Brussels    Leaving Grenoble we jumped on the tram to then take the train to Paris, once there hopped onto the Metro to switch between the Lyon station and the Paris North station, grabbed another train to Brussels, disembarked to a local tram near the station until our directions said turn right at the corner when we saw the Lidl grocery store sign and walk until we found the address in this suburb of Molenbeek, made famous last year through the televised images of a street-by-street police search in this diverse community for terrorists.   What we found instead were the offices of Periferia, an interesting international non-profit where Adrien Roux of the Alliance Citoyenne/ACORN and myself were warmly greeted and almost immediately stepped into a meeting with them, one of their colleagues — the director — on Skype in northern Brazil, and several representatives from CIDSE, a global coordinator of religious donors, including Misereor.

I was inclined to like Periferia almost from the time we sat down when I opened a short pamphlet they had produced in French about community organizing.  Regardless of my language deficiency, when I counted five pictures of our French affiliate the Alliance Citoyenne in the tract as well as a lead picture from the ACORN Chicago convention and an excerpt from Lee Staples, Roots to Power, where he reprises an ACORN doorknocking rap, I might be sitting in Brussels, but I knew I was at home among friends.  Periferia is also sponsoring several days of community organizer training that we are doing in Brussels for local organizations as well as colleagues from Germany and the Netherlands.  Besides promoting community organizing, they have worked extensively on participatory budgeting projects pioneered in Porto Allegre, Brazil.  In fact, the name of the nonprofit comes from their Brazilian experience at working on the periphery in marginal communities and then transferring the lessons learned back to Belgium and the European context.

We talked less about that than the fact that Periferia’s staff also acted as a consultant to Misereor, the German Catholic NGO that distributes resources from the government as part of the German foreign aid program and historically has been a key funder of organizing and social action projects.  Patrick Bodart was preparing to tour a number of countries in Latin America to evaluate Misereor projects and also described an exchange they had facilitated between several Brazilians and several activists from Mozambique involved in fighting land grabbing and how that had worked.  One thing led to another with our CIDSE friends as well as Adrien and me once we got to talking about land grabbing, squatting, land trusts, and all manner of projects involving peoples’ struggles with land ownership and occupancy in both urban and rural settings.

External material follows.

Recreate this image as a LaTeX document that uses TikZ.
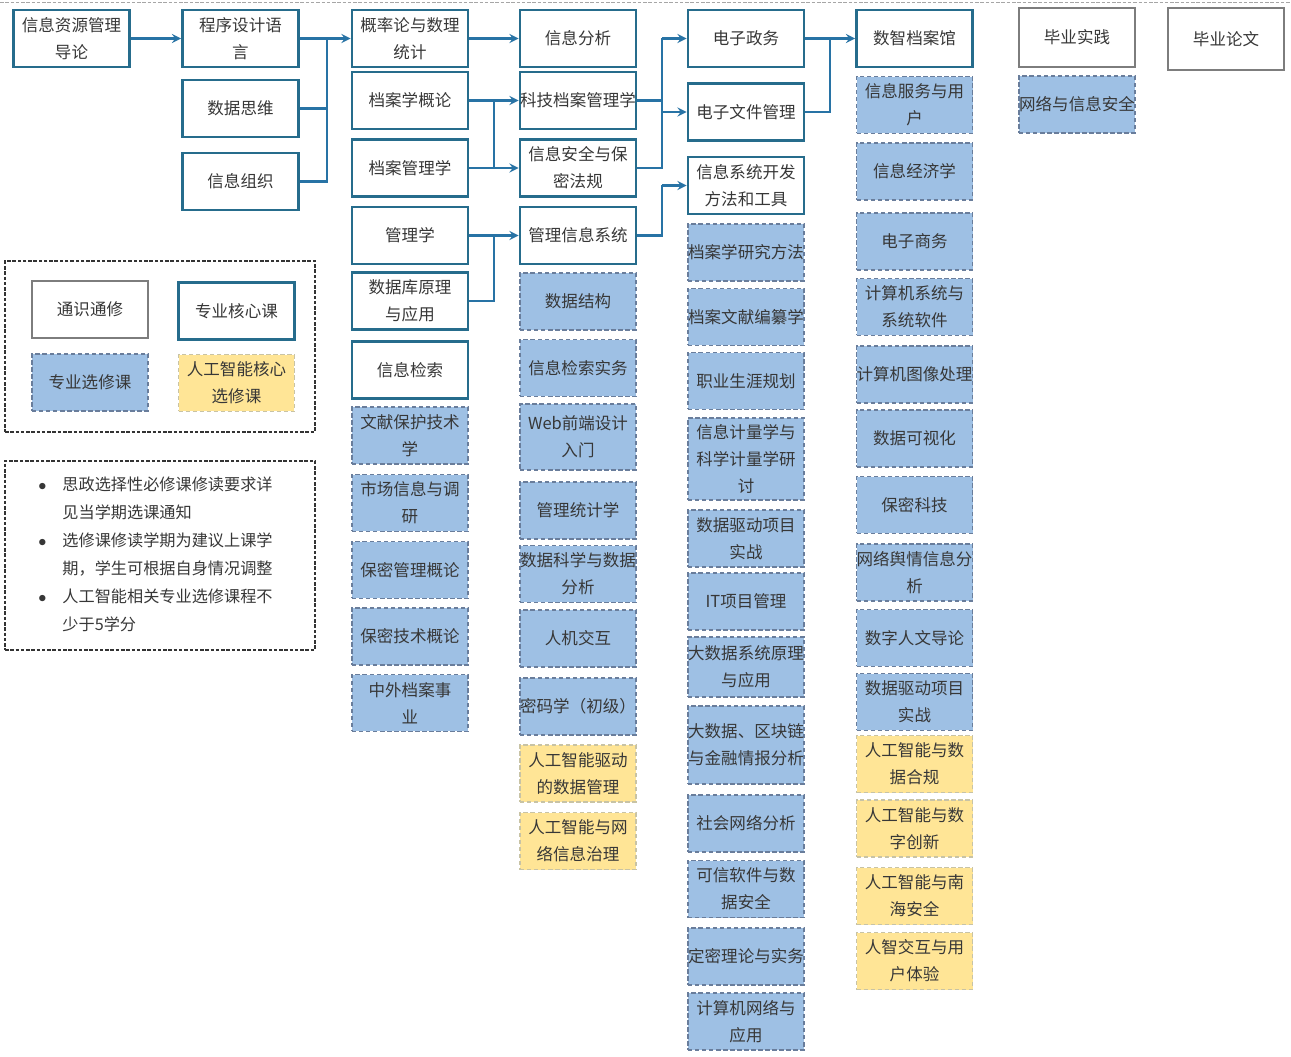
\documentclass[tikz,border=0pt]{standalone}
\usepackage{fontspec}
\setmainfont{Noto Sans CJK SC}
\definecolor{coreline}{RGB}{38,108,140}
\definecolor{linkline}{RGB}{40,115,165}
\definecolor{electfill}{RGB}{158,192,228}
\definecolor{electline}{RGB}{105,125,155}
\definecolor{aifill}{RGB}{255,229,150}
\definecolor{ailine}{RGB}{200,195,165}
\definecolor{genline}{RGB}{125,125,125}
\definecolor{boxtext}{RGB}{55,55,55}

\begin{document}
\begin{tikzpicture}[x=0.02cm, y=-0.02cm,
  coursebox/.style={minimum width=2.32cm, minimum height=1.14cm, inner sep=0pt, align=center,
    font=\fontsize{9.4}{15.4}\selectfont, text=boxtext},
  core/.style={coursebox, draw=coreline, line width=1.6pt, fill=white},
  general/.style={coursebox, draw=genline, line width=0.7pt, fill=white},
  elect/.style={coursebox, draw=electline, fill=electfill, dash pattern=on 2.5pt off 1.5pt, line width=0.9pt},
  aielect/.style={coursebox, draw=ailine, fill=aifill, dash pattern=on 2.5pt off 1.5pt, line width=0.8pt},
  frame/.style={draw=black!80, dash pattern=on 2pt off 1pt, line width=0.9pt},
  link/.style={draw=linkline, line width=1.3pt},
  linkarrow/.style={link, ->, >=stealth}]
\useasboundingbox (0,0) rectangle (1291,1057);
\draw[gray!70, dash pattern=on 2pt off 1pt] (0,2) -- (1291,2);

% Column 1 and 2
\node[core] (intro) at (71.5,38.5) {信息资源管理\\导论};
\node[core] (prog) at (240.5,38.5) {程序设计语\\言};
\node[core] (datathink) at (240.5,108.5) {数据思维};
\node[core] (infoorg) at (240.5,181.5) {信息组织};

% Column 3
\node[core] (prob) at (410,38.5) {概率论与数理\\统计};
\node[core] (archintro) at (410,100.5) {档案学概论};
\node[core] (archmgmt) at (410,168) {档案管理学};
\node[core] (mgmt) at (410,235.5) {管理学};
\node[core] (db) at (410,301) {数据库原理\\与应用};
\node[core] (retrieval) at (410,370) {信息检索};
\node[elect] (docprot) at (410,435.5) {文献保护技术\\学};
\node[elect] (market) at (410,503) {市场信息与调\\研};
\node[elect] (secmgmt) at (410,570) {保密管理概论};
\node[elect] (sectech) at (410,636.5) {保密技术概论};
\node[elect] (archcause) at (410,703) {中外档案事\\业};

% Column 4
\node[core] (infoanal) at (578,38.5) {信息分析};
\node[core] (techarch) at (578,100.5) {科技档案管理学};
\node[core] (infosec) at (578,168) {信息安全与保\\密法规};
\node[core] (mis) at (578,235.5) {管理信息系统};
\node[elect] (datastruct) at (578,301.5) {数据结构};
\node[elect] (retrpract) at (578,368) {信息检索实务};
\node[elect, minimum height=1.32cm] (web) at (578,437) {Web前端设计\\入门};
\node[elect] (mgmtstat) at (578,510.5) {管理统计学};
\node[elect] (datasci) at (578,574) {数据科学与数据\\分析};
\node[elect] (hci) at (578,638.5) {人机交互};
\node[elect] (crypto) at (578,706.5) {密码学（初级）};
\node[aielect] (aidata) at (578,773.5) {人工智能驱动\\的数据管理};
\node[aielect] (ainet) at (578,841) {人工智能与网\\络信息治理};

% Column 5
\node[core] (egov) at (746,38.5) {电子政务};
\node[core] (efile) at (746,112) {电子文件管理};
\node[core] (isdev) at (746,185.5) {信息系统开发\\方法和工具};
\node[elect] (archmeth) at (746,252.5) {档案学研究方法};
\node[elect] (archedit) at (746,317) {档案文献编纂学};
\node[elect] (career) at (746,381) {职业生涯规划};
\node[elect, minimum height=1.64cm] (metrics) at (746,459) {信息计量学与\\科学计量学研\\讨};
\node[elect] (project) at (746,538.5) {数据驱动项目\\实战};
\node[elect] (itproj) at (746,601.5) {IT项目管理};
\node[elect, minimum height=1.2cm] (bigdata) at (746,667) {大数据系统原理\\与应用};
\node[elect, minimum height=1.56cm] (chain) at (746,745) {大数据、区块链\\与金融情报分析};
\node[elect] (social) at (746,823.5) {社会网络分析};
\node[elect] (trust) at (746,889) {可信软件与数\\据安全};
\node[elect] (classif) at (746,956.5) {定密理论与实务};
\node[elect] (network) at (746,1021.5) {计算机网络与\\应用};

% Column 6
\node[core] (smartarch) at (914.5,38.5) {数智档案馆};
\node[elect] (infoserv) at (914.5,105) {信息服务与用\\户};
\node[elect] (infoecon) at (914.5,171.5) {信息经济学};
\node[elect] (ecom) at (914.5,241.5) {电子商务};
\node[elect] (compsys) at (914.5,307) {计算机系统与\\系统软件};
\node[elect] (image) at (914.5,374.5) {计算机图像处理};
\node[elect] (visual) at (914.5,438.5) {数据可视化};
\node[elect] (sectechsci) at (914.5,505) {保密科技};
\node[elect] (opinion) at (914.5,572.5) {网络舆情信息分\\析};
\node[elect] (dh) at (914.5,638) {数字人文导论};
\node[elect] (project2) at (914.5,702) {数据驱动项目\\实战};
\node[aielect] (aicomply) at (914.5,764) {人工智能与数\\据合规};
\node[aielect] (aicreate) at (914.5,828.5) {人工智能与数\\字创新};
\node[aielect] (aisea) at (914.5,896) {人工智能与南\\海安全};
\node[aielect] (aiux) at (914.5,961) {人智交互与用\\户体验};

% Column 7 and 8
\node[general, minimum height=1.18cm] (practice) at (1077,37.5) {毕业实践};
\node[elect] (netsec) at (1077,104.5) {网络与信息安全};
\node[general, minimum height=1.24cm] (thesis) at (1226,39) {毕业论文};

% Connectors
\coordinate (j1) at (327,38.5);
\coordinate (j2) at (494,100.5);
\coordinate (j3) at (494,235.5);
\coordinate (j4) at (662,38.5);
\coordinate (j5) at (662,185.5);
\coordinate (j6) at (830,38.5);
\draw[linkarrow] (intro) -- (prog);
\draw[linkarrow] (prog) -- (prob);
\draw[link] (datathink.east) -| (j1);
\draw[link] (infoorg.east) -| (j1);
\draw[linkarrow] (prob) -- (infoanal);
\draw[linkarrow] (archintro) -- (techarch);
\draw[linkarrow] (archmgmt) -- (infosec);
\draw[link] (j2) -- (j2 |- archmgmt.east);
\draw[linkarrow] (mgmt) -- (mis);
\draw[link] (db.east) -| (j3);
\draw[link] (techarch.east) -| (j4);
\draw[link] (infosec.east) -| (j4);
\draw[linkarrow] (j4) -- (egov.west);
\draw[linkarrow] (j4 |- efile.west) -- (efile.west);
\draw[link] (mis.east) -| (j5);
\draw[linkarrow] (j5) -- (isdev.west);
\draw[linkarrow] (egov) -- (smartarch);
\draw[link] (efile.east) -| (j6);

% Legend
\node[frame, minimum width=6.2cm, minimum height=3.42cm] (legend) at (160,346.5) {};
\node[general] (lgeneral) at (90,309.5) {通识通修};
\node[core] (lcore) at (236.5,311) {专业核心课};
\node[elect] (lelect) at (90,382.5) {专业选修课};
\node[aielect] (laielect) at (236.5,383) {人工智能核心\\选修课};

% Notes
\node[frame, minimum width=6.2cm, minimum height=3.78cm] (notesframe) at (160,555.5) {};
\node[anchor=west, inner sep=0pt, text=boxtext, font=\fontsize{9.2}{16}\selectfont] (notes) at (38,555) {%
  \begin{tabular}{@{}c@{\hspace{3.2mm}}l@{}}
  $\bullet$ & 思政选择性必修课修读要求详\\
            & 见当学期选课通知\\
  $\bullet$ & 选修课修读学期为建议上课学\\
            & 期，学生可根据自身情况调整\\
  $\bullet$ & 人工智能相关专业选修课程不\\
            & 少于5学分
  \end{tabular}};
\end{tikzpicture}
\end{document}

Adrien and I learned a lot and shared out opinions frankly.  We wanted the funders to do more, especially in supporting grassroots community organizing and direct action.  There was a great, healthy exchange.

And, then we ate apple crisp, as my mother and grandmother used to call my absolutely favorite of all times dessert – ok, next to maybe jam cake, but that’s only for Thanksgiving and Christmas.  When you’re eating apple crisp and drinking coffee after a three-hour meeting, what’s not to like about Brussels and the Belgians!